In readers' advisory services in public libraries, we often seek read-alikes for our clients who have enjoyed books. We hope to find books with similar reading qualities that our clients will appreciate just as much as the titles that they report enjoying. With that in mind, I wonder how good a read-alike is Jungleland: A Mysterious Lost City, a WWII Spy, and a True Story of Deadly Adventure by Christopher S. Stewart for pleased readers of The Lost City of Z by David Grann.
In both books, a journalist recounts historic South American explorations while trying to retrace the steps of famed explorers. The authors describe exotic locations, face dangers themselves, and sort out the fact and the fiction of legends. Published four years apart, Jungleland may just in time for readers who want to relive the experience of reading The Lost City of Z.
If the reader, however, says "Been there, done that," the librarian and the reader have to look elsewhere.

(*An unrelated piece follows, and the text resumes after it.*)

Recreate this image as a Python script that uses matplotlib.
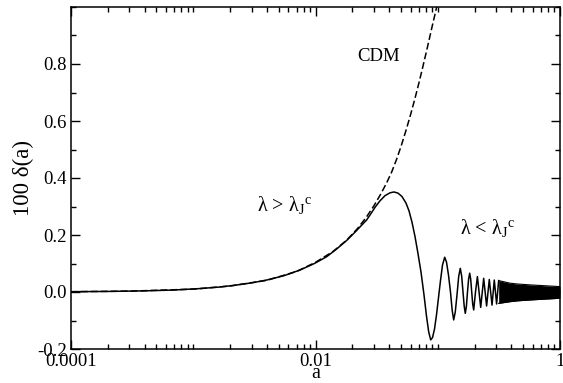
#!python3
import numpy as np
import matplotlib
matplotlib.use('Agg')
from matplotlib import pyplot as plt
from matplotlib.ticker import LogLocator, NullFormatter, MultipleLocator

## solid curve: 100 delta(a)
sol_a = [1e-4, 2e-4, 4e-4, 7e-4, 0.00113, 0.0016, 0.00213, 0.003, 0.00399,
         0.0055, 0.00746, 0.0098, 0.01236, 0.015, 0.018, 0.0215, 0.02623,
         0.02791, 0.03067, 0.0337, 0.03703, 0.04069, 0.04386, 0.04728,
         0.05098, 0.05498, 0.05817, 0.06156, 0.06513, 0.06891, 0.07295,
         0.07718, 0.08091, 0.08433, 0.08756, 0.0906, 0.09406, 0.09768,
         0.1014, 0.1053, 0.1094, 0.1140, 0.1179, 0.1224, 0.1271, 0.1313,
         0.1350, 0.1391, 0.1437, 0.1484, 0.1529, 0.1570, 0.1609, 0.1646,
         0.1680, 0.1715, 0.1751, 0.1788, 0.1825, 0.1860, 0.1896, 0.1932,
         0.1968, 0.2036, 0.211, 0.2246, 0.2375, 0.251, 0.264, 0.278, 0.290,
         0.303, 0.315]
sol_d = [0.001, 0.002, 0.004, 0.007, 0.012, 0.017, 0.023, 0.032, 0.042,
         0.057, 0.077, 0.100, 0.124, 0.152, 0.181, 0.214, 0.253,
         0.270, 0.297, 0.320, 0.338, 0.348, 0.351, 0.347,
         0.335, 0.312, 0.285, 0.245, 0.195, 0.135, 0.070,
         -0.010, -0.085, -0.140, -0.168, -0.160, -0.130, -0.080,
         -0.020, 0.040, 0.095, 0.122, 0.105, 0.060, 0.000, -0.065,
         -0.098, -0.070, -0.010, 0.055, 0.083, 0.055, 0.000, -0.050,
         -0.075, -0.050, 0.000, 0.045, 0.066, 0.045, 0.000, -0.043,
         -0.063, 0.000, 0.054, -0.054, 0.048, -0.049, 0.044, -0.046, 0.042,
         -0.042, 0.040]

## unresolved fast oscillations: upper/lower envelope of the black band
band_a = [0.315, 0.39, 0.45, 0.57, 0.75, 1.0]
band_hi = [0.040, 0.031, 0.028, 0.025, 0.022, 0.019]
band_lo = [-0.040, -0.034, -0.031, -0.028, -0.025, -0.022]

## CDM (dashed)
cdm_a = [1e-4, 3e-4, 1e-3, 0.002, 0.004, 0.007, 0.01, 0.014, 0.018, 0.022,
         0.026, 0.030, 0.034, 0.038, 0.042, 0.046, 0.050, 0.055, 0.060,
         0.065, 0.070, 0.075, 0.080, 0.085, 0.090, 0.095, 0.098]
cdm_d = [0.001, 0.003, 0.010, 0.021, 0.041, 0.072, 0.104, 0.143, 0.182,
         0.222, 0.262, 0.302, 0.342, 0.381, 0.421, 0.465, 0.510, 0.567,
         0.623, 0.678, 0.732, 0.785, 0.836, 0.885, 0.932, 0.975, 1.000]

xticks = [1e-4, 1e-2, 1]
xticklabels = ['0.0001', '0.01', '1']
yticks = [-0.2, 0.0, 0.2, 0.4, 0.6, 0.8]
yticklabels = ['-0.2', '0.0', '0.2', '0.4', '0.6', '0.8']

plt.rcParams['font.family'] = ['Liberation Serif', 'DejaVu Serif']
plt.rcParams['mathtext.fontset'] = 'custom'
plt.rcParams['mathtext.rm'] = 'Liberation Serif'
plt.rcParams['mathtext.it'] = 'Liberation Serif'

fig = plt.figure(figsize=(5.63, 3.83), dpi=100)
ax = fig.add_axes([71/563, 1-349/383, 489/563, 342/383])

ax.plot(cdm_a, cdm_d, color='k', lw=1.1, ls=(0, (4.5, 2.0)), zorder=2)
ax.plot(sol_a, sol_d, color='k', lw=1.1, zorder=3)
ax.fill_between(band_a, band_lo, band_hi, color='k', lw=0, zorder=3)
ax.plot(band_a, band_hi, color='k', lw=0.8, zorder=3)
ax.plot(band_a, band_lo, color='k', lw=0.8, zorder=3)

ax.set_xscale('log')
ax.set_xlim(1e-4, 1)
ax.set_ylim(-0.2, 1.0)
ax.set_xticks(xticks)
ax.set_xticklabels(xticklabels)
ax.xaxis.set_minor_locator(LogLocator(base=10, subs=np.arange(1, 10), numticks=50))
ax.xaxis.set_minor_formatter(NullFormatter())
ax.set_yticks(yticks)
ax.set_yticklabels(yticklabels)
ax.yaxis.set_minor_locator(MultipleLocator(0.1))

ax.tick_params(which='both', direction='in', top=True, right=True,
               labelsize=13.5, width=1.0)
ax.tick_params(which='major', length=6.5)
ax.tick_params(which='minor', length=3.6)
ax.tick_params(axis='x', pad=3)
ax.tick_params(axis='y', pad=3)
for s in ax.spines.values():
    s.set_linewidth(1.1)

ax.set_xlabel('a', fontsize=14.5, labelpad=-4.5)
ax.set_ylabel('100 \u03b4(a)', fontsize=16.5, labelpad=2)

ax.text(0.033, 0.828, 'CDM', fontsize=13.5, ha='center', va='center')
ax.text(0.00335, 0.305, 'λ > λ$_{J}{}^{c}$', fontsize=14.5,
        ha='left', va='center')
ax.text(0.152, 0.224, 'λ < λ$_{J}{}^{c}$', fontsize=14.5,
        ha='left', va='center')

plt.savefig('out.png', dpi=100)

Even if the reader wants to try Jungleland, there is room for disappointment. Though Stewart's account is engaging and entertaining, it is shorter and less intense than the The Lost City of Z. Some may think Stewart acts rather foolishly in visiting Honduras during a military takeover. He is in grave danger at one point with no way to call for help, but somehow, the story has less drama than the book to which it is obviously compared.
The Lost City of Z may be a better follow-up to Jungleland. Some readers may be more willing to try the shorter book, get hooked, and then be ready for more and even greater adventure.
Stewart, Christopher S. Jungleland: A Mysterious Lost City, a WWII Spy, and a True Story of Deadly Adventure. Harper, 2013. 263p. ISBN 9780061802546.